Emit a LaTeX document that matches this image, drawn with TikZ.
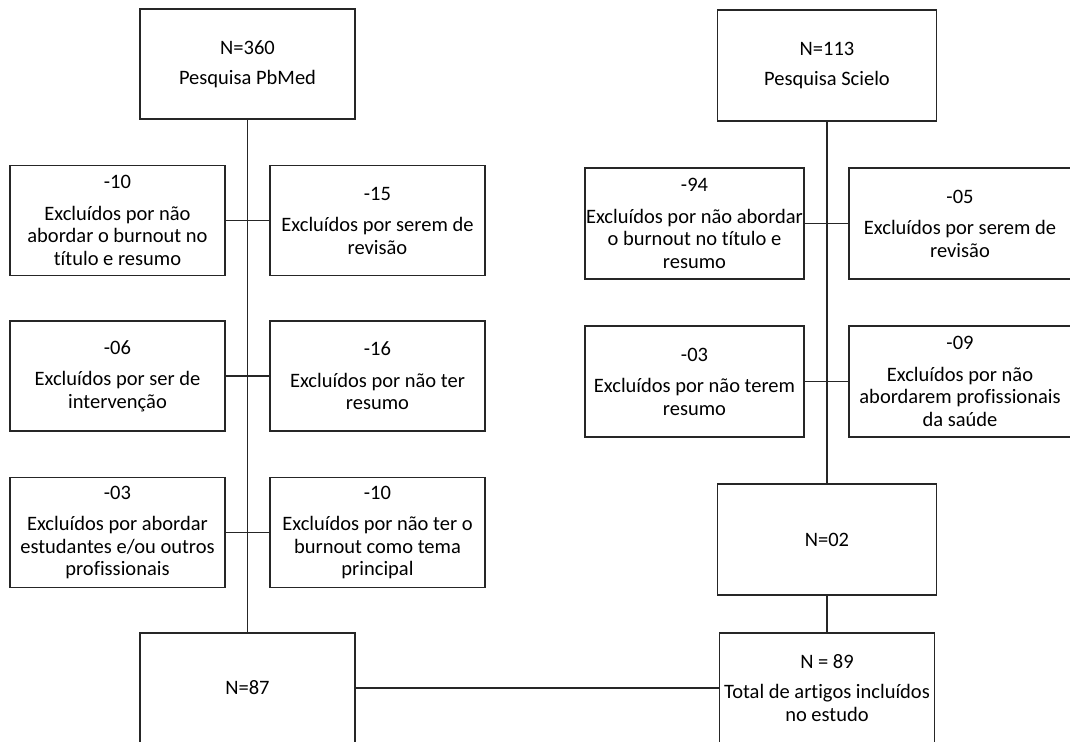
\documentclass[tikz,border=0pt]{standalone}
\usepackage{fontspec}
\setmainfont[Ligatures=NoCommon]{Carlito}
\begin{document}
\begin{tikzpicture}[x=1pt, y=-1pt, line width=1.2pt, font=\fontsize{20.5}{22.5}\selectfont,
    box/.style={rectangle, draw=black!85, align=center, inner sep=0pt, minimum width=215pt, minimum height=110pt},
    wbox/.style={box, minimum width=219pt, minimum height=111pt}]
\useasboundingbox (0,0) rectangle (1070,741);
    % PubMed
    \node[box](Pub) at (247.5,64){N=360\\[8pt]Pesquisa PbMed};
    \node[box](L1) at (117.5,220.5){-10\\[9pt]Excluídos por não\\abordar o burnout no\\título e resumo};
    \node[box](R1) at (377.5,220.5){-15\\[9pt]Excluídos por serem de\\revisão};
    \node[box](L2) at (117.5,376){-06\\[9pt]Excluídos por ser de\\intervenção};
    \node[box](R2) at (377.5,376){-16\\[9pt]Excluídos por não ter\\resumo};
    \node[box](L3) at (117.5,532.5){-03\\[9pt]Excluídos por abordar\\estudantes e/ou outros\\profissionais};
    \node[box](R3) at (377.5,532.5){-10\\[9pt]Excluídos por não ter o\\burnout como tema\\principal};
    \node[box](N87) at (247.5,688){N=87};
    % Scielo
    \node[wbox](Sci) at (827,65.5){N=113\\[8pt]Pesquisa Scielo};
    \node[wbox](SL1) at (694.5,223.5){-94\\[9pt]Excluídos por não abordar\\o burnout no título e\\resumo};
    \node[wbox, minimum width=222pt](SR1) at (960,223.5){-05\\[9pt]Excluídos por serem de\\revisão};
    \node[wbox](SL2) at (694.5,381.5){-03\\[9pt]Excluídos por não terem\\resumo};
    \node[wbox, minimum width=222pt](SR2) at (960,381.5){-09\\[9pt]Excluídos por não\\abordarem profissionais\\da saúde};
    \node[wbox](N02) at (827,539.5){N=02};
    \node[box](N89) at (827,688){N = 89\\[8pt]Total de artigos incluídos\\no estudo};

\foreach \s/\t in {Pub/N87, Sci/N02, N02/N89, N87/N89, L1/R1, L2/R2, L3/R3, SL1/SR1, SL2/SR2}{
    \draw[black!85] (\s) -- (\t);}
\end{tikzpicture}
\end{document}
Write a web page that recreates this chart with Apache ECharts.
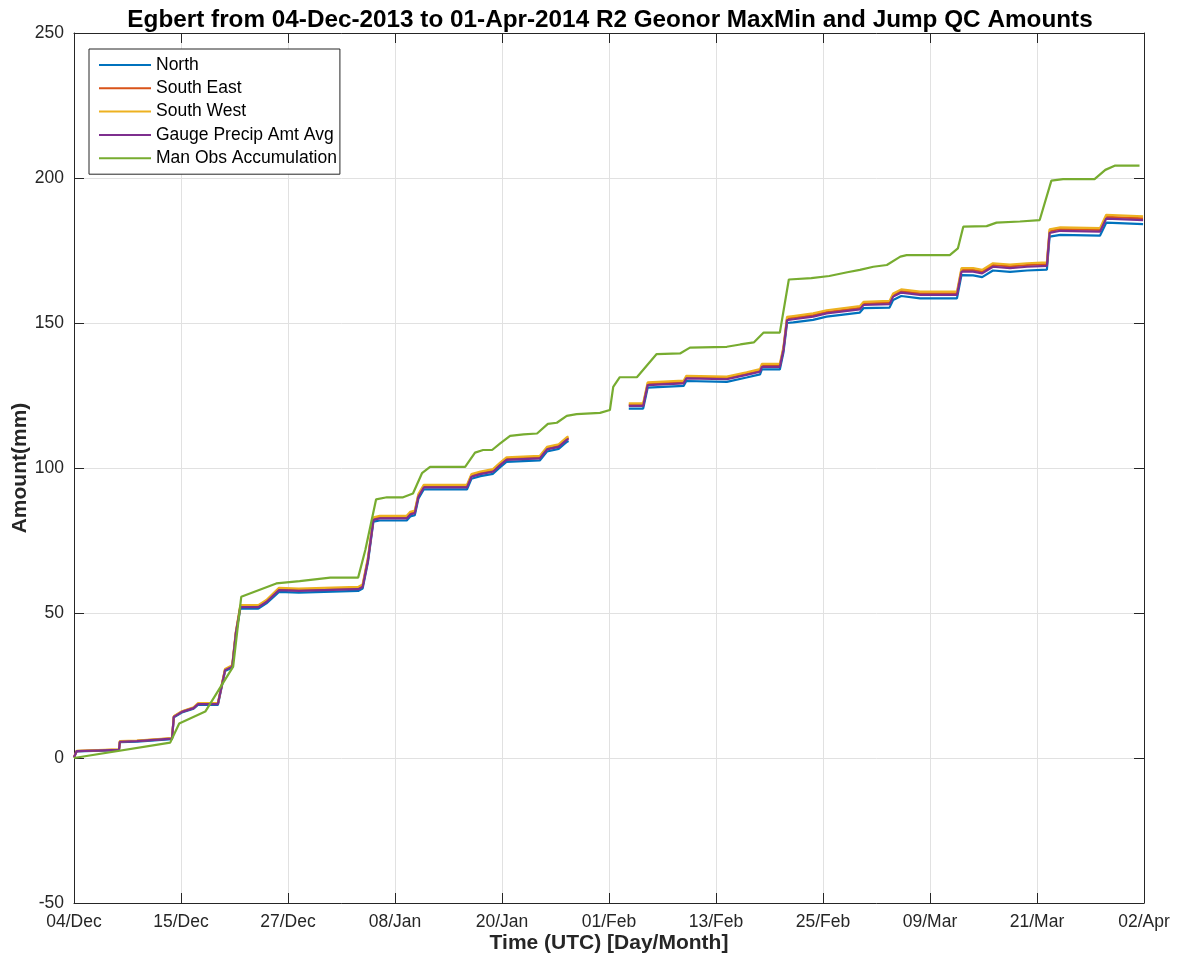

EXERCISE DETAILS: Quote all of the entries word for word, omitting any pictures.

THE ANSWER:
Emit a LaTeX document that matches this image, drawn with TikZ.
\documentclass[tikz,border=0pt]{standalone}
\usepackage{fontspec}
\setmainfont[Ligatures=NoCommon]{Carlito}
\begin{document}
\begin{tikzpicture}[x=1pt, y=-1pt, line width=1.2pt, font=\fontsize{20.5}{22.5}\selectfont,
    box/.style={rectangle, draw=black!85, align=center, inner sep=0pt, minimum width=215pt, minimum height=110pt},
    wbox/.style={box, minimum width=219pt, minimum height=111pt}]
\useasboundingbox (0,0) rectangle (1070,741);
    % PubMed
    \node[box](Pub) at (247.5,64){N=360\\[8pt]Pesquisa PbMed};
    \node[box](L1) at (117.5,220.5){-10\\[9pt]Excluídos por não\\abordar o burnout no\\título e resumo};
    \node[box](R1) at (377.5,220.5){-15\\[9pt]Excluídos por serem de\\revisão};
    \node[box](L2) at (117.5,376){-06\\[9pt]Excluídos por ser de\\intervenção};
    \node[box](R2) at (377.5,376){-16\\[9pt]Excluídos por não ter\\resumo};
    \node[box](L3) at (117.5,532.5){-03\\[9pt]Excluídos por abordar\\estudantes e/ou outros\\profissionais};
    \node[box](R3) at (377.5,532.5){-10\\[9pt]Excluídos por não ter o\\burnout como tema\\principal};
    \node[box](N87) at (247.5,688){N=87};
    % Scielo
    \node[wbox](Sci) at (827,65.5){N=113\\[8pt]Pesquisa Scielo};
    \node[wbox](SL1) at (694.5,223.5){-94\\[9pt]Excluídos por não abordar\\o burnout no título e\\resumo};
    \node[wbox, minimum width=222pt](SR1) at (960,223.5){-05\\[9pt]Excluídos por serem de\\revisão};
    \node[wbox](SL2) at (694.5,381.5){-03\\[9pt]Excluídos por não terem\\resumo};
    \node[wbox, minimum width=222pt](SR2) at (960,381.5){-09\\[9pt]Excluídos por não\\abordarem profissionais\\da saúde};
    \node[wbox](N02) at (827,539.5){N=02};
    \node[box](N89) at (827,688){N = 89\\[8pt]Total de artigos incluídos\\no estudo};

\foreach \s/\t in {Pub/N87, Sci/N02, N02/N89, N87/N89, L1/R1, L2/R2, L3/R3, SL1/SR1, SL2/SR2}{
    \draw[black!85] (\s) -- (\t);}
\end{tikzpicture}
\end{document}
Write a web page that recreates this chart with Apache ECharts.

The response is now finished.